En los albores del nuevo siglo se estrenó “Final Fantasy” (2001), proveyendo un resultado final en pantalla algo similar al que ofrecería un lustro después “Beowulf” (2006), criatura de animación del inquieto Robert Zemeckis, quién ya había incursionado en dicho terreno con “El Expreso Polar” (2000), haciendo uso de la técnica de animación de captura en pantalla (motion capture o motion tracking) a la que vuelve a recurrir en la reciente “Bienvenidos a Marwen” (2018).
Algunos especialistas sostienen que este sistema fílmico -que regenera los movimientos humanos a la absoluta perfección- hace peligrar el cine de ficción actual como es concebido, mientras otros lo validan como una posibilidad más dentro del inmenso abanico creativo de nuestros días. Agotado en sus formatos y haciendo frente a una realidad cada vez más fragmentaria y vertiginosa, el artificio cinematográfico finisecular hizo frente a la irrupción del cine animado masificado, a lo largo de las últimas décadas.
Pensado como el futuro del lenguaje, aquella irrupción del avance tecnológico desenfrenado hacía pensar del próximo prescindir del factor humano en pantalla, ausente en casi su totalidad en el citado film de Hironobu Sakaguchi, modelo de un cine actual falto de historias de carne y hueso, cada vez más abundante en la cartelera cinematográfica. Robert Zemeckis, quien tres décadas antes de esta incursión ya se había aventurado en otra técnica como la mixtura de actores de carne y hueso y personajes animados en “¿Quién engañó a Roger Rabbit?” (1989), es un director con solvencia y un profesional comprometido con la industria.
Aquí, muestra una vez más su eficacia artesana para construir este tipo de relatos al servicio del andamiaje hollywoodense. Aparato cinematográfico al que Zemeckis contribuyó con films tan característicos como “Volver al Futuro” (1985), “La Muerte le Sienta Bien” (1992), “Forrest Gump” (1994) y “Contacto” (1997). En “Bienvenidos a Marwen” se pone de manifiesto, por enésima vez, el eterno dilema de forma y contenido. Terrenos en donde el medio conspira contra la idea y el vehículo tecnológico deja de ser un mero pasaporte del soporte narrativo para convertirse en el eje del relato.
En la presente ocasión, presenciamos la fusión de un relato que pretende mostrarse sensible con la técnica de animación como instrumento que vehiculiza (sin total uniformidad a lo largo de las diferentes instancias que propone) las inquietudes personales de un auténtico ingeniero visual.

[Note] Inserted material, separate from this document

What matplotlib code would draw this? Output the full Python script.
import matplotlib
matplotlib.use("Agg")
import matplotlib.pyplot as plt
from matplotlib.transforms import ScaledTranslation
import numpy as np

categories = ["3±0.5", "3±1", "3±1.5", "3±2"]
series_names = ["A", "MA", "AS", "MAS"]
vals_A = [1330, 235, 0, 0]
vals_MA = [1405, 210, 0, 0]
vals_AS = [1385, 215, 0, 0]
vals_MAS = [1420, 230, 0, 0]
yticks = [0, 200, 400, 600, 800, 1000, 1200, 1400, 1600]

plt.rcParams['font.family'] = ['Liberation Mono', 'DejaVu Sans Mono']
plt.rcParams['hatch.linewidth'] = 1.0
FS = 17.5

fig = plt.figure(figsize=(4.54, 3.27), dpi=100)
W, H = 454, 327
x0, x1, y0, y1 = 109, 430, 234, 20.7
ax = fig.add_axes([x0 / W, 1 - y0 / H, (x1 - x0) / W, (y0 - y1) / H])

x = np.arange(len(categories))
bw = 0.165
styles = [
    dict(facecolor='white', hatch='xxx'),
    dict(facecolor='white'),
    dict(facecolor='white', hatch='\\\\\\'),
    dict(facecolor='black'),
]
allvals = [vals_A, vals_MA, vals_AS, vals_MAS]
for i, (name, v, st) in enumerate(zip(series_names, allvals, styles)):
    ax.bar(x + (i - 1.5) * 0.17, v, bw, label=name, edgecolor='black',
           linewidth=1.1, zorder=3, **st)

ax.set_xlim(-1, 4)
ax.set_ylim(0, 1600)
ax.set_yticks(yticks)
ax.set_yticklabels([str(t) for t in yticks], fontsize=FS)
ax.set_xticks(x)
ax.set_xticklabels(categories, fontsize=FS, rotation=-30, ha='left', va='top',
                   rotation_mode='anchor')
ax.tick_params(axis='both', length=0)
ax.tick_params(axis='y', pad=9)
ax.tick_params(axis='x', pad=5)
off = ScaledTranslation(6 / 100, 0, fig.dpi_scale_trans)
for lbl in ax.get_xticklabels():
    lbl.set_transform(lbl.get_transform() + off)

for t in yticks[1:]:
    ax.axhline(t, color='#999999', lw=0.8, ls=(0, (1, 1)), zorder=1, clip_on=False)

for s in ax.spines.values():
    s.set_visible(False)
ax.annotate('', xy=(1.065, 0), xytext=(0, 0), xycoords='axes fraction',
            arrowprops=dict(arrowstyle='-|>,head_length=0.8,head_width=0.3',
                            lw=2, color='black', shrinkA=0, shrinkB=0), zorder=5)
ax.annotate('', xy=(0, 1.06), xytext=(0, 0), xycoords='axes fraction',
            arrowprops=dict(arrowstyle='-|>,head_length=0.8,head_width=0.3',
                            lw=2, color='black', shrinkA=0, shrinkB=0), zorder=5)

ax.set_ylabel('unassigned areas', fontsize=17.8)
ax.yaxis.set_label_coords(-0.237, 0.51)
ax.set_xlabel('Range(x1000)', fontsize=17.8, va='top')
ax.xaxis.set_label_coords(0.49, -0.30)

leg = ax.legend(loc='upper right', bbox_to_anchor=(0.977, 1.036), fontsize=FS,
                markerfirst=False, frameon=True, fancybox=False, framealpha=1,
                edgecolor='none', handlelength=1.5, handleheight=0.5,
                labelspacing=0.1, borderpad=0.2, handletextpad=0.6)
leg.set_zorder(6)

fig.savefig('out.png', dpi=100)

Zemeckis nos narra la historia de un hombre traumatizado por su trágica soledad (el siempre inmenso Steve Carell), a través de una metáfora sobre el auto-descubrimiento existencial que deparará resultados dispares.
Un obsceno despliegue de recursos visuales puede ofrecer ciertas escenas logradas cuando integra los diferentes niveles que componen la lúdica representación de los mundos de fantasía de su protagonista (el arte y la invención como representación de la propia superación), mientras otros pasajes exacerban el lirismo (una historia de amor improbable como articulación emocional del relato) o la ridícula colección de muñecas (rozando el fetiche) carente de sustento y equilibrio. Como resultante, la historia de auto-superación queda notoriamente relegada dentro del pastiche argumental propuesto por Zemeckis.

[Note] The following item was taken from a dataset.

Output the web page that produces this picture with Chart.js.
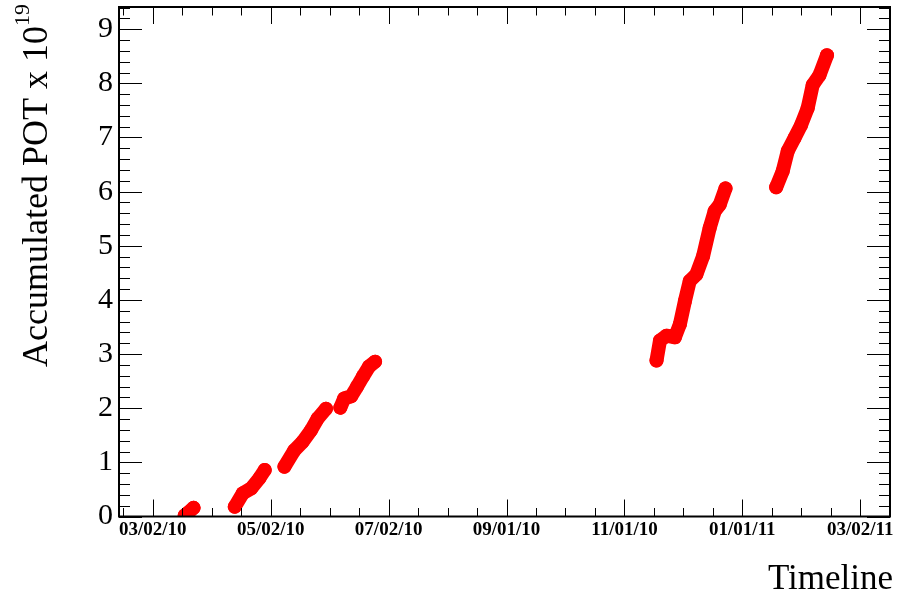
<!DOCTYPE html>
<html lang="en">
<head>
    <meta charset="UTF-8">
    <title>Accumulated POT</title>
    <script src="https://cdn.jsdelivr.net/npm/chart.js"></script>
    <style>
        body { margin: 0; background: #fff; }
        #wrap { width: 897px; height: 598px; }
    </style>
</head>
<body>
    <div id="wrap"><canvas id="potChart" width="897" height="598"></canvas></div>
    <script>
        // x = days since 03/02/10, y = accumulated POT (x 1e19); null splits the runs
        const dayNumbers = [
            16.5, 18.6, 21.1, 30,
            42.4, 46.6, 50.9, 55.2, 57.9, 63,
            68.1, 73.2, 77.5, 81.8, 85.3, 89.6, 93,
            97.0, 99.0, 102.6, 105.7, 108.8, 111.9, 115.0, 200,
            260.6, 262.4, 265.8, 270.1, 272.7, 275.3, 277.8, 281.2, 284.7, 288.1, 290.7, 293.3, 296.3, 310,
            322.5, 325.9, 328.5, 332.0, 335.4, 338.8, 341.4, 344.9, 348.8
        ];
        const potValues = [
            0.02, 0.08, 0.16, null,
            0.18, 0.43, 0.52, 0.71, 0.86, null,
            0.92, 1.22, 1.38, 1.59, 1.81, 1.99, null,
            2.01, 2.18, 2.22, 2.40, 2.59, 2.77, 2.86, null,
            2.88, 3.25, 3.34, 3.31, 3.55, 3.98, 4.35, 4.47, 4.81, 5.33, 5.64, 5.76, 6.06, null,
            6.08, 6.38, 6.75, 6.99, 7.23, 7.54, 7.97, 8.15, 8.52
        ];

        // x axis tick labels (major tick every 61 days)
        const tickDays = [0, 61, 122, 183, 244, 305, 366];
        const tickLabels = ['03/02/10', '05/02/10', '07/02/10', '09/01/10', '11/01/10', '01/01/11', '03/02/11'];
        const yTicks = [0, 1, 2, 3, 4, 5, 6, 7, 8, 9];

        const xMin = -17.5, xMax = 381.4;
        const yMin = 0, yMax = 9.41;

        // ROOT style frame with ticks drawn inside on all four sides
        const rootFrame = {
            id: 'rootFrame',
            afterDraw(chart) {
                const { ctx, chartArea: a, scales } = chart;
                const xs = scales.x, ys = scales.y;
                ctx.save();
                ctx.strokeStyle = '#000';
                ctx.lineWidth = 1;
                ctx.beginPath();
                for (let d = -15.25; d <= xMax; d += 15.25) {
                    if (d < xMin) continue;
                    const px = Math.round(xs.getPixelForValue(d)) + 0.5;
                    const major = Math.abs(d / 61 - Math.round(d / 61)) < 1e-6;
                    const len = major ? 17 : 8.5;
                    ctx.moveTo(px, a.bottom); ctx.lineTo(px, a.bottom - len);
                    ctx.moveTo(px, a.top); ctx.lineTo(px, a.top + len);
                }
                for (let i = 0; i * 0.2 <= yMax; i++) {
                    const v = i * 0.2;
                    const py = Math.round(ys.getPixelForValue(v)) + 0.5;
                    const len = i % 5 === 0 ? 23 : 11;
                    ctx.moveTo(a.left, py); ctx.lineTo(a.left + len, py);
                    ctx.moveTo(a.right, py); ctx.lineTo(a.right - len, py);
                }
                ctx.stroke();
                ctx.lineWidth = 2;
                ctx.strokeRect(a.left, a.top, a.right - a.left, a.bottom - a.top);

                // axis titles
                ctx.fillStyle = '#000';
                ctx.font = '35px "Liberation Serif"';
                ctx.textAlign = 'right';
                ctx.textBaseline = 'alphabetic';
                ctx.fillText('Timeline', 893, 589);

                ctx.font = '36px "Liberation Serif"';
                ctx.translate(47, 0);
                ctx.rotate(-Math.PI / 2);
                ctx.fillText('Accumulated POT x 10', -26, 0);
                ctx.font = '22px "Liberation Serif"';
                ctx.textAlign = 'left';
                ctx.fillText('19', -26, -18);
                ctx.restore();
            }
        };

        const ctx = document.getElementById('potChart').getContext('2d');
        const potChart = new Chart(ctx, {
            type: 'line',
            data: {
                datasets: [{
                    label: 'Accumulated POT',
                    data: dayNumbers.map((d, i) => ({ x: d, y: potValues[i] })),
                    borderColor: '#ff0000',
                    backgroundColor: '#ff0000',
                    borderWidth: 14,
                    borderCapStyle: 'round',
                    borderJoinStyle: 'round',
                    pointRadius: 7,
                    pointBorderWidth: 0,
                    pointBackgroundColor: '#ff0000',
                    spanGaps: false,
                    tension: 0
                }]
            },
            options: {
                responsive: false,
                animation: false,
                layout: { padding: { left: 0, right: 4, top: 5, bottom: 0 } },
                plugins: {
                    legend: { display: false },
                    tooltip: { enabled: false }
                },
                scales: {
                    x: {
                        type: 'linear',
                        min: xMin,
                        max: xMax,
                        grid: { display: false, drawTicks: false },
                        border: { display: false },
                        afterFit: (s) => { s.height = 81.5; s.paddingLeft = 0; s.paddingRight = 0; },
                        afterBuildTicks: (s) => { s.ticks = tickDays.map(v => ({ value: v })); },
                        ticks: {
                            padding: 2,
                            maxRotation: 0,
                            autoSkip: false,
                            color: '#000',
                            font: { family: '"Liberation Serif"', size: 19, weight: 'bold' },
                            callback: (v) => tickLabels[tickDays.indexOf(v)]
                        }
                    },
                    y: {
                        type: 'linear',
                        min: yMin,
                        max: yMax,
                        grid: { display: false, drawTicks: false },
                        border: { display: false },
                        afterFit: (s) => { s.width = 119; s.paddingTop = 0; s.paddingBottom = 0; },
                        afterBuildTicks: (s) => { s.ticks = yTicks.map(v => ({ value: v })); },
                        ticks: {
                            padding: 6,
                            color: '#000',
                            font: { family: '"Liberation Serif"', size: 30 },
                            callback: (v) => String(v)
                        }
                    }
                }
            },
            plugins: [rootFrame]
        });
    </script>
</body>
</html>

En las anteriores incursiones en el cine de animación del cineasta nativo de Chicago, la meticulosa creación de un medio ambiente artificial y la potencia empleada en los efectos especiales -sin descuidar nunca la dignidad de la historia ni la conexión del espectador con los personajes-, hacían tomar dimensión de esta valiosa herramienta, sabiendo que allí radicaba el secreto de su éxito, sin cargar sobre sí el pulso del relato. Lo fundamental de su empleo reside en que el film no dependa del artificio para validar su incursión tecnológica como fin último.
Diatribas aparte acerca de la implementación técnica de este recurso animado, es innegable el presente desprendimiento del factor humano que se evidencia en el cine mainstream, donde la herramienta tecnológica sostiene la forma apropiándose del contenido y desvirtuando al cine en su esencia como arte. Incursiones como “Bienvenidos a Marwen” cambian, radicalmente, la perspectiva de “imagen” y “mirada” que actualmente se posa sobre el espectador y su rol dentro de la industria, en comparación con concepciones más tradicionalistas.
No obstante, en este presente contrastado, una simple pantalla de cine ofrece la capacidad creativa en su máxima expresión mediante el instrumento tecnológico, visible en el producto que ha puesto el director ante nuestros ojos. Aunque aquí, la discursividad, caricaturice literalmente la propuesta: criaturas pequeñas dan ideas forzadas. Este arquetipo nos coloca, como realizadores, críticos y espectadores, en un lugar de recepción de superrealidad, propio del eclecticismo del relato posmoderno.